​SciML is working closely with ISIS neutron and muon source on a number of projects covering the range from controlling the injection of beam to the synchrotron all the way to analysing the final data to discover new science. Below we have a selection of the on-going/completed projects to give a flavour of the work that we are doing with ISIS.

Data analysis

We have projects with a number of different beamlines in ISIS, covering areas such as diffraction, small angle scattering and inelastic scattering. We have helped to develop tools that allow scientists to work more efficiently and analyse data in a way that was not possible before.

For Small Angle Scattering (SAS) SciML has worked with scientists at ISIS and Diamond to develop a free-form SAS solution tool. FFSAS allows users to solve SAS signals and obtain distributions of scatters from the data. The typical inverse problem of SAS has been formulated as a solvable non-linear programming problems and highly accurate predictions of system distribution in a fraction of the time required by the existing gold-standard sampling approaches.

For neutron diffraction we have been helping to develop efficient algorithms for identifying interesting peaks in complex spectra. Examples of use cases are metal organic frameworks and thin film systems, where background peaks from sample holders and substrates often dominate the signal and make identification of peaks of interest extremely difficult. Our 3D morphology-based algorithm can detect most of the Bragg peaks even in a highly noisy and inhomogeneous background, with an axillary algorithm to screen out false positives. Our tests show that it can detect Bragg peaks hardly visible by eyes, and thus outperform human detection.
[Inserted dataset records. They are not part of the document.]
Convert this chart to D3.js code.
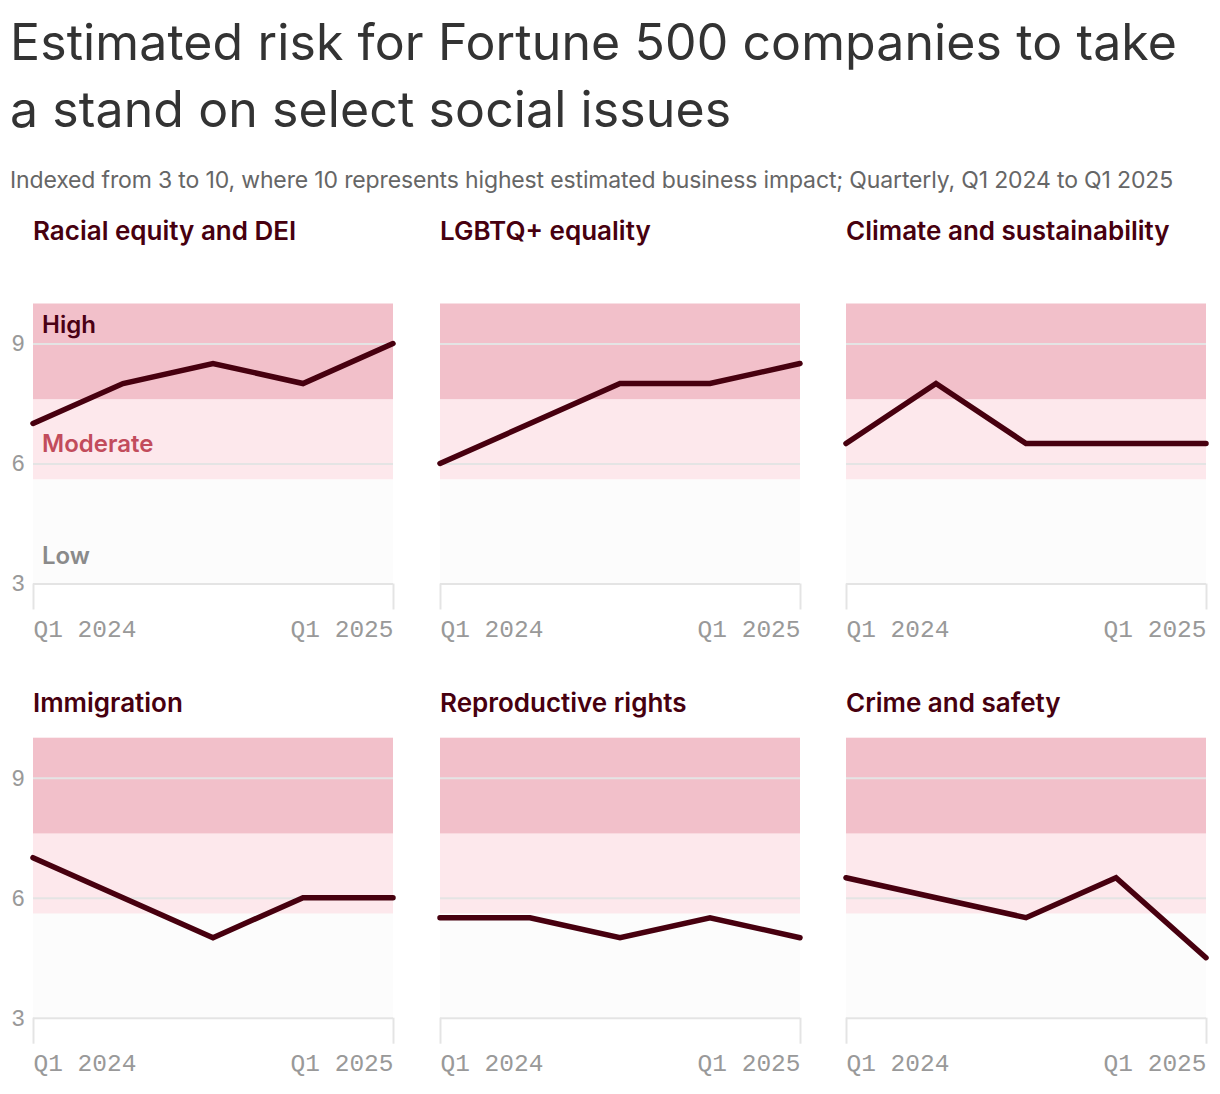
<!DOCTYPE html>
<html>
<head>
<meta charset="utf-8">
<title>Estimated risk for Fortune 500 companies</title>
<script src="https://d3js.org/d3.v7.min.js"></script>
<style>
  body { margin: 0; background: #fff; }
  svg { display: block; }
</style>
</head>
<body>
<script>
  // data
  const quarters = ['Q1 2024', 'Q2 2024', 'Q3 2024', 'Q4 2024', 'Q1 2025'];
  const issues = ['Racial equity and DEI', 'LGBTQ+ equality', 'Climate and sustainability',
                  'Immigration', 'Reproductive rights', 'Crime and safety'];
  const racial = [7, 8, 8.5, 8, 9];
  const lgbtq = [6, 7, 8, 8, 8.5];
  const climate = [6.5, 8, 6.5, 6.5, 6.5];
  const immigration = [7, 6, 5, 6, 6];
  const reproductive = [5.5, 5.5, 5, 5.5, 5];
  const crime = [6.5, 6, 5.5, 6.5, 4.5];
  const seriesValues = [racial, lgbtq, climate, immigration, reproductive, crime];
  const bands = [
    { name: 'High', from: 7.6, to: 10 },
    { name: 'Moderate', from: 5.6, to: 7.6 },
    { name: 'Low', from: 3, to: 5.6 }
  ];
  const yTicks = [3, 6, 9];
  const xTickLabels = ['Q1 2024', 'Q1 2025'];

  const W = 1220, H = 1094;
  const bandFill = { High: '#f2c0ca', Moderate: '#fde8ec', Low: '#fcfcfc' };
  const bandText = { High: '#4a0014', Moderate: '#c24c5c', Low: '#8a8a8a' };
  const dark = '#47000f';

  const svg = d3.select('body').append('svg')
    .attr('width', W)
    .attr('height', H);

  // title + subtitle
  const sans = 'Inter, "Noto Sans", sans-serif';
  const mono = '"Liberation Mono", "DejaVu Sans Mono", monospace';

  svg.append('text')
    .attr('x', 10).attr('y', 60)
    .style('font-family', sans).style('font-size', '50px').style('fill', '#333')
    .style('letter-spacing', '0.1px')
    .text('Estimated risk for Fortune 500 companies to take');
  svg.append('text')
    .attr('x', 10).attr('y', 127)
    .style('font-family', sans).style('font-size', '50px').style('fill', '#333')
    .style('letter-spacing', '0.1px')
    .text('a stand on select social issues');
  svg.append('text')
    .attr('x', 10).attr('y', 188)
    .style('font-family', sans).style('font-size', '23px').style('fill', '#666')
    .style('letter-spacing', '-0.15px')
    .text('Indexed from 3 to 10, where 10 represents highest estimated business impact; Quarterly, Q1 2024 to Q1 2025');

  const colX = [33, 440, 846];
  const rowTop = [303.5, 737.7];
  const titleY = [240, 712];
  const pw = 360, ph = 280;

  issues.forEach((name, i) => {
    const col = i % 3, row = Math.floor(i / 3);
    const g = svg.append('g')
      .attr('transform', `translate(${colX[col]},${rowTop[row]})`);

    const x = d3.scalePoint().domain(quarters).range([0, pw]);
    const y = d3.scaleLinear().domain([3, 10]).range([ph, 0]);

    svg.append('text')
      .attr('x', colX[col]).attr('y', titleY[row])
      .style('font-family', sans).style('font-size', '26px')
      .style('font-weight', 600).style('fill', dark)
      .text(name);

    g.selectAll('rect.band')
      .data(bands)
      .join('rect')
      .attr('class', 'band')
      .attr('x', 0)
      .attr('width', pw)
      .attr('y', d => y(d.to))
      .attr('height', d => y(d.from) - y(d.to))
      .attr('fill', d => bandFill[d.name]);

    // gridlines
    const yAxis = d3.axisLeft(y).tickValues(yTicks).tickSize(-pw).tickFormat(d3.format('d'));
    const ya = g.append('g').call(yAxis);
    ya.select('.domain').remove();
    ya.selectAll('.tick line')
      .attr('stroke', '#e4e4e4')
      .attr('stroke-width', 2);
    ya.selectAll('.tick text')
      .attr('x', -8)
      .style('font-family', mono).style('font-size', '23px').style('fill', '#999')
      .style('display', col === 0 ? null : 'none');

    // x axis
    const xAxis = d3.axisBottom(x)
      .tickValues([quarters[0], quarters[quarters.length - 1]])
      .tickSize(26)
      .tickFormat((d, k) => xTickLabels[k]);
    const xa = g.append('g').attr('transform', `translate(0,${ph})`).call(xAxis);
    xa.select('.domain').remove();
    xa.selectAll('.tick line').attr('stroke', '#e4e4e4').attr('stroke-width', 2);
    xa.selectAll('.tick text')
      .attr('y', 36)
      .attr('dy', '0.71em')
      .attr('text-anchor', (d, k) => k === 0 ? 'start' : 'end')
      .style('font-family', mono).style('font-size', '24.5px').style('fill', '#999');

    if (i === 0) {
      const labelY = { High: y(10) + 29, Moderate: y(7.6) + 52, Low: y(3) - 20 };
      g.selectAll('text.bandlabel')
        .data(bands)
        .join('text')
        .attr('class', 'bandlabel')
        .attr('x', 9)
        .attr('y', d => labelY[d.name])
        .style('font-family', sans).style('font-size', '24px').style('font-weight', 600)
        .style('fill', d => bandText[d.name])
        .text(d => d.name);
    }

    const line = d3.line()
      .x((d, k) => x(quarters[k]))
      .y(d => y(d));
    g.append('path')
      .datum(seriesValues[i])
      .attr('d', line)
      .attr('fill', 'none')
      .attr('stroke', dark)
      .attr('stroke-width', 5.5)
      .attr('stroke-linecap', 'round')
      .attr('stroke-linejoin', 'miter');
  });
</script>
</body>
</html>
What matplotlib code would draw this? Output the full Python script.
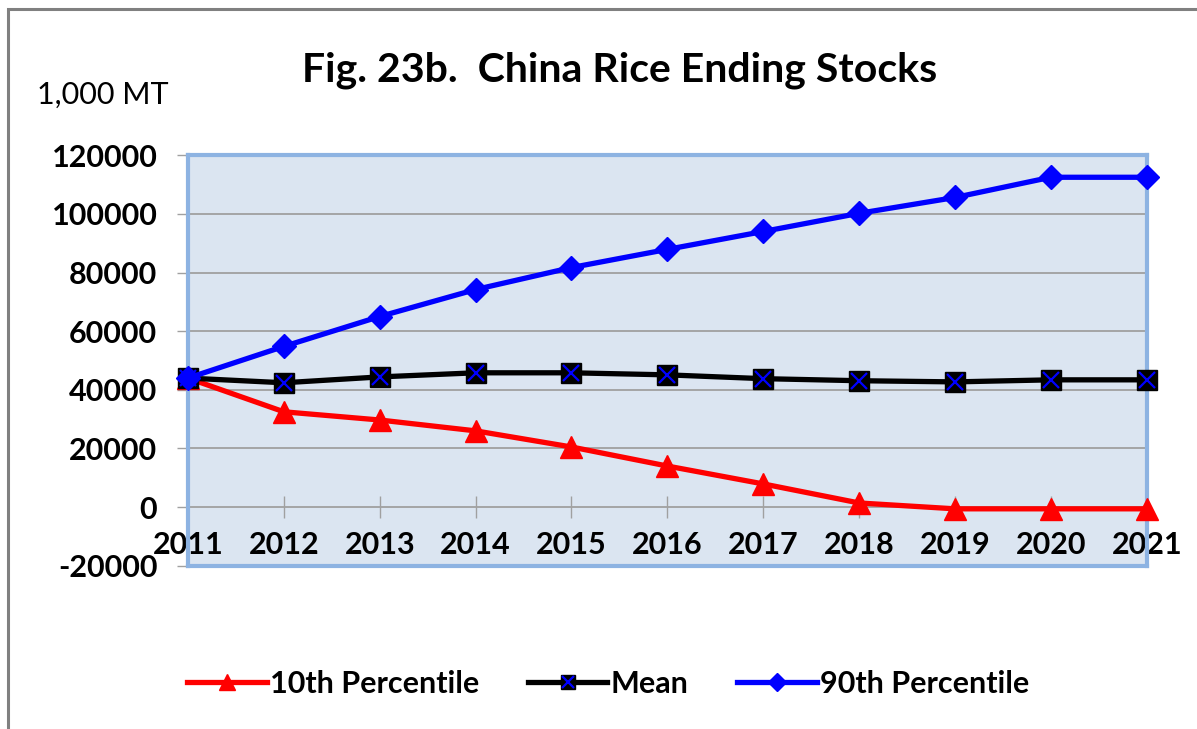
import numpy as np
import matplotlib.pyplot as plt
from matplotlib.patches import Rectangle
from matplotlib.legend_handler import HandlerTuple

plt.rcParams['font.family'] = ['Lato', 'DejaVu Sans']

years = [2011, 2012, 2013, 2014, 2015, 2016, 2017, 2018, 2019, 2020, 2021]
p10 = [44000, 32500, 29700, 26000, 20500, 14000, 7900, 1400, -600, -600, -600]
mean = [44000, 42400, 44400, 45800, 45800, 45100, 43800, 43100, 42700, 43400, 43400]
p90 = [44000, 54800, 65000, 74200, 81700, 87900, 94000, 100200, 105600, 112500, 112500]
y_ticks = [-20000, 0, 20000, 40000, 60000, 80000, 100000, 120000]

fig = plt.figure(figsize=(11.97, 7.29), dpi=100)
ax = fig.add_axes([0.157, 0.224, 0.801, 0.563])
ax.set_facecolor('#dbe5f1')

# outer chart frame (only top/left visible in the reference)
fig.add_artist(Rectangle((0.0067, -0.2), 1.5, 0.2 + 0.9877, transform=fig.transFigure,
                         fill=False, edgecolor='#808080', linewidth=2.2))

ax.set_xlim(2011, 2021)
ax.set_ylim(-20000, 120000)
ax.set_yticks(y_ticks)
ax.set_yticklabels([str(v) for v in y_ticks])
ax.set_xticks(years)
ax.set_xticklabels([str(y) for y in years])
ax.yaxis.grid(True, color='#a0a0a0', linewidth=1.3)
ax.set_axisbelow(True)

for s in ax.spines.values():
    s.set_color('#8db3e2')
    s.set_linewidth(3)

ax.tick_params(axis='y', length=8, width=1, color='#a0a0a0', pad=14,
               labelsize=22)
ax.tick_params(axis='x', length=0, pad=-25, labelsize=22)
for lab in ax.get_xticklabels() + ax.get_yticklabels():
    lab.set_fontweight('bold')

# horizontal axis crossing at zero
sec = ax.secondary_xaxis(20000 / 140000)
sec.set_xticks(years[1:-1])
sec.tick_params(direction='inout', length=16, width=1, color='#a0a0a0', labelbottom=False)
sec.spines['bottom'].set_visible(False)

lw = 3.8
l1, = ax.plot(years, p10, color='#ff0000', lw=lw, marker='^', ms=16,
              clip_on=False, zorder=3)
l2, = ax.plot(years, mean, color='black', lw=lw, marker='s', ms=14,
              clip_on=False, zorder=4)
l2x, = ax.plot(years, mean, linestyle='none', marker='x', ms=12, mew=1.6,
               color='#0000ff', clip_on=False, zorder=5)
l3, = ax.plot(years, p90, color='#0000ff', lw=lw, marker='D', ms=12,
              clip_on=False, zorder=6)

fig.text(0.518, 0.904, 'Fig. 23b.  China Rice Ending Stocks', ha='center', va='center',
         fontsize=29.5, fontweight='bold')
fig.text(0.031, 0.870, '1,000 MT', ha='left', va='center', fontsize=22)

leg = fig.legend([l1, (l2, l2x), l3], ['10th Percentile', 'Mean', '90th Percentile'],
                 handler_map={tuple: HandlerTuple(ndivide=1)},
                 loc='center', bbox_to_anchor=(0.508, 0.062), ncol=3, frameon=False,
                 prop={'size': 22, 'weight': 'bold'}, handlelength=2.6,
                 handletextpad=0.1, columnspacing=1.6, markerscale=0.75)

fig.savefig('out.png', dpi=100)
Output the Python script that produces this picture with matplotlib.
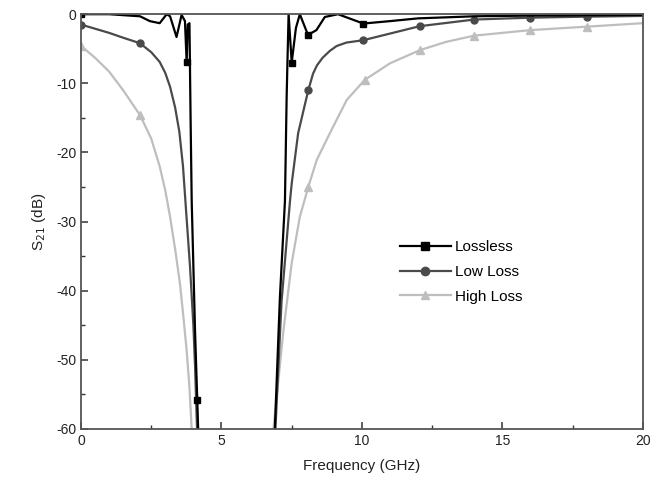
import matplotlib
matplotlib.use("Agg")
import matplotlib.pyplot as plt
from matplotlib.ticker import MultipleLocator

plt.rcParams['font.family'] = ['Liberation Sans', 'DejaVu Sans']
plt.rcParams['axes.unicode_minus'] = False

nan = float('nan')

# Lossless (black) - nan splits the band-gap
f_lossless = [0, 1.0, 2.1, 2.45, 2.8, 3.05, 3.17, 3.4, 3.58, 3.7, 3.76, 3.8, 3.86, 3.9, 3.94,
              4.06, 4.14, 4.17, nan,
              6.9, 7.08, 7.26, 7.32, 7.36, 7.39, 7.5, 7.65, 7.79, 8.08, 8.38, 8.68, 9.15,
              10.05, 11.0, 12.0, 14.0, 16.0, 18.0, 20.0]
s_lossless = [0, 0, -0.3, -1.0, -1.3, 0, -0.3, -3.3, -0.1, -1.0, -6.9, -1.5, -1.3, -15, -27,
              -46, -56, -60, nan,
              -60, -41, -27, -12, -5, 0, -7, -2, 0, -3.0, -2.3, -0.4, 0,
              -1.35, -1.0, -0.6, -0.3, -0.2, -0.15, -0.1]
mk_f_lossless = [0, 3.76, 4.14, 7.5, 8.08, 10.05]
mk_s_lossless = [0, -6.9, -55.8, -7.0, -3.0, -1.35]

# Low loss (dark grey)
f_low = [0, 0.5, 1.0, 1.5, 2.1, 2.5, 2.8, 3.0, 3.17, 3.35, 3.5, 3.63, 3.75, 3.88, 4.0, 4.06, 4.13,
         nan,
         6.92, 7.14, 7.44, 7.5, 7.73, 8.09, 8.26, 8.4, 8.6, 8.86, 9.1, 9.45, 10.05, 11.0, 12.06,
         14.0, 16.0, 18.0, 20.0]
s_low = [-1.5, -2.1, -2.7, -3.4, -4.2, -5.5, -6.9, -8.5, -10.5, -13.5, -17, -22, -29, -36.5, -45, -51, -60,
         nan,
         -60, -41.5, -27, -24.5, -17.2, -11.0, -8.6, -7.4, -6.3, -5.3, -4.6, -4.1, -3.76, -2.8, -1.73,
         -0.77, -0.5, -0.35, -0.25]
mk_f_low = [0, 2.1, 8.09, 10.05, 12.06, 14.0, 16.0, 18.0]
mk_s_low = [-1.5, -4.2, -11.0, -3.76, -1.73, -0.77, -0.5, -0.35]

# High loss (light grey)
f_high = [0, 0.5, 1.0, 1.5, 2.1, 2.5, 2.8, 3.0, 3.17, 3.35, 3.52, 3.65, 3.76, 3.86, 3.94, nan,
          6.85, 7.2, 7.5, 7.79, 8.09, 8.39, 8.86, 9.46, 10.1, 11.0, 12.06, 13.0, 14.0,
          16.0, 18.0, 20.0]
s_high = [-4.6, -6.3, -8.3, -11.0, -14.6, -18.0, -22.0, -25.5, -29.3, -34.0, -38.9, -44.0, -48.6, -54, -60, nan,
          -60, -46, -36, -29.3, -25.0, -21.1, -17.2, -12.4, -9.5, -7.1, -5.2, -4.0, -3.1,
          -2.3, -1.8, -1.3]
mk_f_high = [0, 2.1, 8.09, 10.1, 12.06, 14.0, 16.0, 18.0]
mk_s_high = [-4.6, -14.6, -25.0, -9.5, -5.2, -3.1, -2.3, -1.8]

c_lossless = '#000000'
c_low = '#4a4a4a'
c_high = '#bebebe'

fig = plt.figure(figsize=(6.62, 4.9), dpi=100)
ax = fig.add_axes([0.1224, 0.1245, 0.8486, 0.8465])

ax.plot(f_high, s_high, color=c_high, lw=1.6)
ax.plot(mk_f_high, mk_s_high, ls='none', marker='^', ms=6, color=c_high)
ax.plot(f_low, s_low, color=c_low, lw=1.6)
ax.plot(mk_f_low, mk_s_low, ls='none', marker='o', ms=5, color=c_low)
ax.plot(f_lossless, s_lossless, color=c_lossless, lw=1.6)
ax.plot(mk_f_lossless, mk_s_lossless, ls='none', marker='s', ms=5, color=c_lossless)

# legend proxies
h1, = ax.plot([], [], color=c_lossless, lw=1.6, marker='s', ms=6)
h2, = ax.plot([], [], color=c_low, lw=1.6, marker='o', ms=6)
h3, = ax.plot([], [], color=c_high, lw=1.6, marker='^', ms=6)
ax.legend([h1, h2, h3], ['Lossless', 'Low Loss', 'High Loss'], loc='upper left',
          bbox_to_anchor=(0.568, 0.455), frameon=False, borderpad=0, borderaxespad=0,
          handlelength=3.3, handletextpad=0.3, labelspacing=0.7, fontsize=11)

ax.set_xlim(0, 20)
ax.set_ylim(-60, 0)
ax.xaxis.set_major_locator(MultipleLocator(5))
ax.xaxis.set_minor_locator(MultipleLocator(2.5))
ax.yaxis.set_major_locator(MultipleLocator(10))
ax.yaxis.set_minor_locator(MultipleLocator(5))
ax.tick_params(which='both', direction='in', top=False, right=False, colors='#333333',
               labelsize=10, labelcolor='#222222')
ax.tick_params(which='major', length=5, width=1.1)
ax.tick_params(which='minor', length=3, width=1.0)
for sp in ax.spines.values():
    sp.set_color('#555555')
    sp.set_linewidth(1.3)

ax.set_xlabel('Frequency (GHz)', fontsize=11, color='#222222', labelpad=8)
ax.set_ylabel('S$_{21}$ (dB)', fontsize=11, color='#222222', labelpad=6)

fig.savefig('out.png', dpi=100)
In inelastic neutron scattering (INS) we have helped to tackle the problem of solving magnetic structures from magnon spectra. Typically magnon spectra are complex 3 or 4-D datasets where very small regions of the spectrum can be very important for determining the structure, generally necessitating extensive manual searching. In this project we have developed neural networks that can classify structures based on a magnon spectrum, but then can also identify the region or regions of the spectrum which are important for that classification – thus acting a companion to guide scientists in their search through complex data. You can read more about this work in our recent paper Interpretable, calibrated neural networks for analysis and understanding of inelastic neutron scattering data.

Synchrotron Control

We are working with the ISIS controls team to develop machine learning (ML) tools to help with the optimisation of beam injector profiles. Ultimately the aim is to produce a more concentrated beam which strikes the foil less often. Currently this kind of optimisation is done based on physics based models, but there is a trade-off; the very accurate models are too expensive to use for iterative optimisation, while the quicker models are not accurate enough to trust the results. We have produced a ML model that is capable of producing results of comparable accuracy to the accurate physics mode, but in greatly reduced time (12 hrs to 2 sec), facilitating optimisation procedures (e.g. genetic algorithms) to be used to optimise the input parameter profiles. This tool is ultimately suitable for any synchrotron and can be used to greatly enhance the efficiency of running expensive beamlines.